I don't know why this happens but don't like it maybe its cuz of the snow and cold weather any ideas would help i am not the only one with this problem i've seen this happen to someone else on some other forum he had an 2005 I believe 

thanks mark


----------



## dvdswanson (Nov 6, 2005)

guess would be letting you know that its activated. call the dealer or take it in. you should be still under warranty right. dont be afraid to use it.


----------



## mcshin (Jul 26, 2006)

I had this happen on my 06 nismo once. My friend at the dealer had me turn the ignition on and off 3 times(dont engage the starter), I guess it resets some computer somewhere... and it went away and hasnt come back. dont know why it happened in the first place, but it might save you a trip to the dealer for now. drive safe until then


----------



## mr bungle (Nov 27, 2006)

the thing is it went away then came back i wonder if it is a sensor under the truck that is getting cold or covered in snow but yes its under warranty and yes i'll take it in


----------



## donahue57 (Nov 29, 2005)

I had the same problem.

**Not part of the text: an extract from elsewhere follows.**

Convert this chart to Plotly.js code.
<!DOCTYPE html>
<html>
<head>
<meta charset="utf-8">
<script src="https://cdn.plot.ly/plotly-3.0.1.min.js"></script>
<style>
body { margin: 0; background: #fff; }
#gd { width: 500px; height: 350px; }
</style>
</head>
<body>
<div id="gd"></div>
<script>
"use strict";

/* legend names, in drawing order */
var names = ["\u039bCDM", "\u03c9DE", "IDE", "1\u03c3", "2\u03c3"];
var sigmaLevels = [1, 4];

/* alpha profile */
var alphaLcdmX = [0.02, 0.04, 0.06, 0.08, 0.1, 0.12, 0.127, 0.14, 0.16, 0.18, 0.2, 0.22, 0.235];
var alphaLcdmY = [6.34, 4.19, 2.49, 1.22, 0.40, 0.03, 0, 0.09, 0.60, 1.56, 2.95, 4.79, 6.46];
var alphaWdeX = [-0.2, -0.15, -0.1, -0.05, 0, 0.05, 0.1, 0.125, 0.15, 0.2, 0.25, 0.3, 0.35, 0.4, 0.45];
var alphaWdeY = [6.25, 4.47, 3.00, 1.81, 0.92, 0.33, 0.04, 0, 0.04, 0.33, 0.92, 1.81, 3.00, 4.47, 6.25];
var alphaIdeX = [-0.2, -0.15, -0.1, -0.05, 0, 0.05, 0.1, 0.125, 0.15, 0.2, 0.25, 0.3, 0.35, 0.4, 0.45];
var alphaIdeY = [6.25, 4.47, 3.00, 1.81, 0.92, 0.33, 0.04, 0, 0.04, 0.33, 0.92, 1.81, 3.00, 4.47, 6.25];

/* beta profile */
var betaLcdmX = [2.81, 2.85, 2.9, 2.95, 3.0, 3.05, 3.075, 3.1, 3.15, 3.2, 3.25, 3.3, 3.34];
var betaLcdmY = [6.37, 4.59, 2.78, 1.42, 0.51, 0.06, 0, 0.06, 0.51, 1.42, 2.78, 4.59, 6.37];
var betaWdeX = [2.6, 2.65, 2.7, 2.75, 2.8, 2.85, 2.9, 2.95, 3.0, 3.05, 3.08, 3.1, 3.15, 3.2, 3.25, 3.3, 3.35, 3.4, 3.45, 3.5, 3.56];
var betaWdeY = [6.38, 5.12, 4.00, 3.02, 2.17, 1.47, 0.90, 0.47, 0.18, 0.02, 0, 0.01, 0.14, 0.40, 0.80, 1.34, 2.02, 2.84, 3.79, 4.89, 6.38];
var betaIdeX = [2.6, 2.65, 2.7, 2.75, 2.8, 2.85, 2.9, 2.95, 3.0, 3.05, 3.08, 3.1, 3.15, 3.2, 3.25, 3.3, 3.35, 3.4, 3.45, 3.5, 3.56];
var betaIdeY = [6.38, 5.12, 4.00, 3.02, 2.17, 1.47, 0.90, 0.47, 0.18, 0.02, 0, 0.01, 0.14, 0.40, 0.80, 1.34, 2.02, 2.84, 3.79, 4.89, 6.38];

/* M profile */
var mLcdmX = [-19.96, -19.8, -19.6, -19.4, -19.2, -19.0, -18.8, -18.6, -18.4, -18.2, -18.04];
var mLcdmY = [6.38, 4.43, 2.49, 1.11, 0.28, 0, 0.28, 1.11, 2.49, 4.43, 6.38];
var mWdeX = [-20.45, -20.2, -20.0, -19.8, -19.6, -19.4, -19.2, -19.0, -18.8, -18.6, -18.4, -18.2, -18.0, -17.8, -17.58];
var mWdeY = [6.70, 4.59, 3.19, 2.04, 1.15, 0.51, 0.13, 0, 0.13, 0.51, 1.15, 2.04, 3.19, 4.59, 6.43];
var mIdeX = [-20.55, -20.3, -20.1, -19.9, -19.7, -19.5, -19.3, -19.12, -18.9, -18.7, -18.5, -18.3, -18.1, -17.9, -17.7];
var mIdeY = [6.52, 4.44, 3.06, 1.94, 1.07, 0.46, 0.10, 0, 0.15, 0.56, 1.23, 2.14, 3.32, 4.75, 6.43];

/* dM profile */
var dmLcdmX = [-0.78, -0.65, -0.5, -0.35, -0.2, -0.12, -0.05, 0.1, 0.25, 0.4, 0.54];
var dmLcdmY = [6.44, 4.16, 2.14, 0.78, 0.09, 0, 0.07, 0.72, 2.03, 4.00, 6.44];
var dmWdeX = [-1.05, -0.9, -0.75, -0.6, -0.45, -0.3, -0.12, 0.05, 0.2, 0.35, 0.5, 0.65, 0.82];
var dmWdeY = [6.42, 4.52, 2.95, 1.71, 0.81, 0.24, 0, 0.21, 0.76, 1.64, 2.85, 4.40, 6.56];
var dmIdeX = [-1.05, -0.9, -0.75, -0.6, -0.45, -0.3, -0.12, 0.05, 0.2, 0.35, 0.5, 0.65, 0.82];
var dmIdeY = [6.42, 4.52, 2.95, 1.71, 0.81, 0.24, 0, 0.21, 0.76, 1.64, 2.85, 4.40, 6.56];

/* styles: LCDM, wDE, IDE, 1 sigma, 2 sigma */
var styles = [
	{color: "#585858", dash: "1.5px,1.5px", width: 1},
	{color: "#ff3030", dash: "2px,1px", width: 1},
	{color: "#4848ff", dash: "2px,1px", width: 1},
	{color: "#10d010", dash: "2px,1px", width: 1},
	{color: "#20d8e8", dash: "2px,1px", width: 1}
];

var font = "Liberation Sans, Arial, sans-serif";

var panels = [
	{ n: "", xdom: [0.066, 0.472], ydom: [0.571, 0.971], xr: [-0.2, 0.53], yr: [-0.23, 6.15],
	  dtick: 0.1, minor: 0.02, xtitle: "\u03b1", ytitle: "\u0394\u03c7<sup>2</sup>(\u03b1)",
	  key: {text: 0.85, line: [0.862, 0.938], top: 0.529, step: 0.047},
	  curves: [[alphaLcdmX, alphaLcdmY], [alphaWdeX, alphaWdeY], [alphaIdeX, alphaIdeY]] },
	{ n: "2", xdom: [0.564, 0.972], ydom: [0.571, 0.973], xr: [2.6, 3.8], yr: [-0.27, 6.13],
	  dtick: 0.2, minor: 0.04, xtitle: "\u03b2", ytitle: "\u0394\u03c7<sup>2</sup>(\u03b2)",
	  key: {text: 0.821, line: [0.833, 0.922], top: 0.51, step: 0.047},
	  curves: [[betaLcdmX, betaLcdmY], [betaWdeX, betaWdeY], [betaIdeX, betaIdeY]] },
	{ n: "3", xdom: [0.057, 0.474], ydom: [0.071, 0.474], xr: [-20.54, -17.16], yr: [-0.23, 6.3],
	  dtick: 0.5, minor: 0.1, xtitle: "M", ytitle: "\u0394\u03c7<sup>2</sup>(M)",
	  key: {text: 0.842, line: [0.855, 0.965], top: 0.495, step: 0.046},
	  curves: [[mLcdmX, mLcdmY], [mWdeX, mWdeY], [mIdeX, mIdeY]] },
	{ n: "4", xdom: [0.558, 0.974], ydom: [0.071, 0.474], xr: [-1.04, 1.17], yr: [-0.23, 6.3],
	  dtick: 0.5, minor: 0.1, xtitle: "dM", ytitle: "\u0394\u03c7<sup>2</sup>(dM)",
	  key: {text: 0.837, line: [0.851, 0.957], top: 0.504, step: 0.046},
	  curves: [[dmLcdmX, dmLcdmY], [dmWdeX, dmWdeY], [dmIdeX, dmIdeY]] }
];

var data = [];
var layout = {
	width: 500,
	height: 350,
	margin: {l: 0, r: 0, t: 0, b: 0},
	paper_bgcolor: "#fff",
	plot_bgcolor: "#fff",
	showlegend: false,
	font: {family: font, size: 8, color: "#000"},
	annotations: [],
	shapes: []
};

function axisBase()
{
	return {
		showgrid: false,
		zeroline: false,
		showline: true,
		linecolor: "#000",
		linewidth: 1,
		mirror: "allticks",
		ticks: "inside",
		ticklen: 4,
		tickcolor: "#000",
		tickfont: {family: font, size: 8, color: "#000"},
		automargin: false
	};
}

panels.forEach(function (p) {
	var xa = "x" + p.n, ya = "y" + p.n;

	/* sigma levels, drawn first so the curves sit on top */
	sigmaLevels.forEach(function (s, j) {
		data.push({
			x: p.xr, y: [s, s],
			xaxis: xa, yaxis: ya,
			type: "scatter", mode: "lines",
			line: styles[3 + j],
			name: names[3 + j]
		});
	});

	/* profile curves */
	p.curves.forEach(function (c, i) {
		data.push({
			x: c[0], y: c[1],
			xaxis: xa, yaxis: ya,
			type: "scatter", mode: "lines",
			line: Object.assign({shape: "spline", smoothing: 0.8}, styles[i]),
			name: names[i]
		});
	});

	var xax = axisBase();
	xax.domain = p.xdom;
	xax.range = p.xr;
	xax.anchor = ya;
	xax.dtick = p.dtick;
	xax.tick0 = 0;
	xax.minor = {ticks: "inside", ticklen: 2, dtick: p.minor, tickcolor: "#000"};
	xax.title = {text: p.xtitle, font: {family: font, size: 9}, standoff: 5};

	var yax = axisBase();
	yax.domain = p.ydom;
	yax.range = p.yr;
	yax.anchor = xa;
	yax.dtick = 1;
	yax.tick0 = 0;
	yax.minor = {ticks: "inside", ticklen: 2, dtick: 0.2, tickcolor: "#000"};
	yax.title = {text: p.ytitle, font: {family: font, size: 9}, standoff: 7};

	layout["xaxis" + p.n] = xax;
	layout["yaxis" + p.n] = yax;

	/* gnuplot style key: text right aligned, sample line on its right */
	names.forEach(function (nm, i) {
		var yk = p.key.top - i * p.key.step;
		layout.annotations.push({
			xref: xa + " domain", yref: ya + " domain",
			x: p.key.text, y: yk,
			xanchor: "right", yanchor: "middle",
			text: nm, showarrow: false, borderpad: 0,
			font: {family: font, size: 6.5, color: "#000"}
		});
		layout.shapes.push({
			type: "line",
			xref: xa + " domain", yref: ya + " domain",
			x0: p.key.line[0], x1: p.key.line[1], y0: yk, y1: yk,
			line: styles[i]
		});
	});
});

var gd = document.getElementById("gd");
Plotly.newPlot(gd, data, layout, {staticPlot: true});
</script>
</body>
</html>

It was the e-locker control module. The dealer replaced it no questions asked.


----------



## jerryp58 (Jan 6, 2005)

mr bungle said:


> does anyone have a problem with the diff lock light flashing for awhile then it will stay on then the abs and slip lights comes on and the diff lock goes off , when this happens the abs and slip do not work
> 
> I don't know why this happens but don't like it maybe its cuz of the snow and cold weather any ideas would help i am not the only one with this problem i've seen this happen to someone else on some other forum he had an 2005 I believe
> 
> thanks mark


Don't have all that fancy stuff on mine. The spouse's Grand Am has traction control and the first time the light came on when I was driving it, I checked the owner's manual and found that's what it's supposed to do when it's active. If your owner's manual doesn't say that or it doesn't talk about the lights at all, or you're absolutely sure that the system is not functioning when the lights com on, I agree, have the dealer check it out.


----------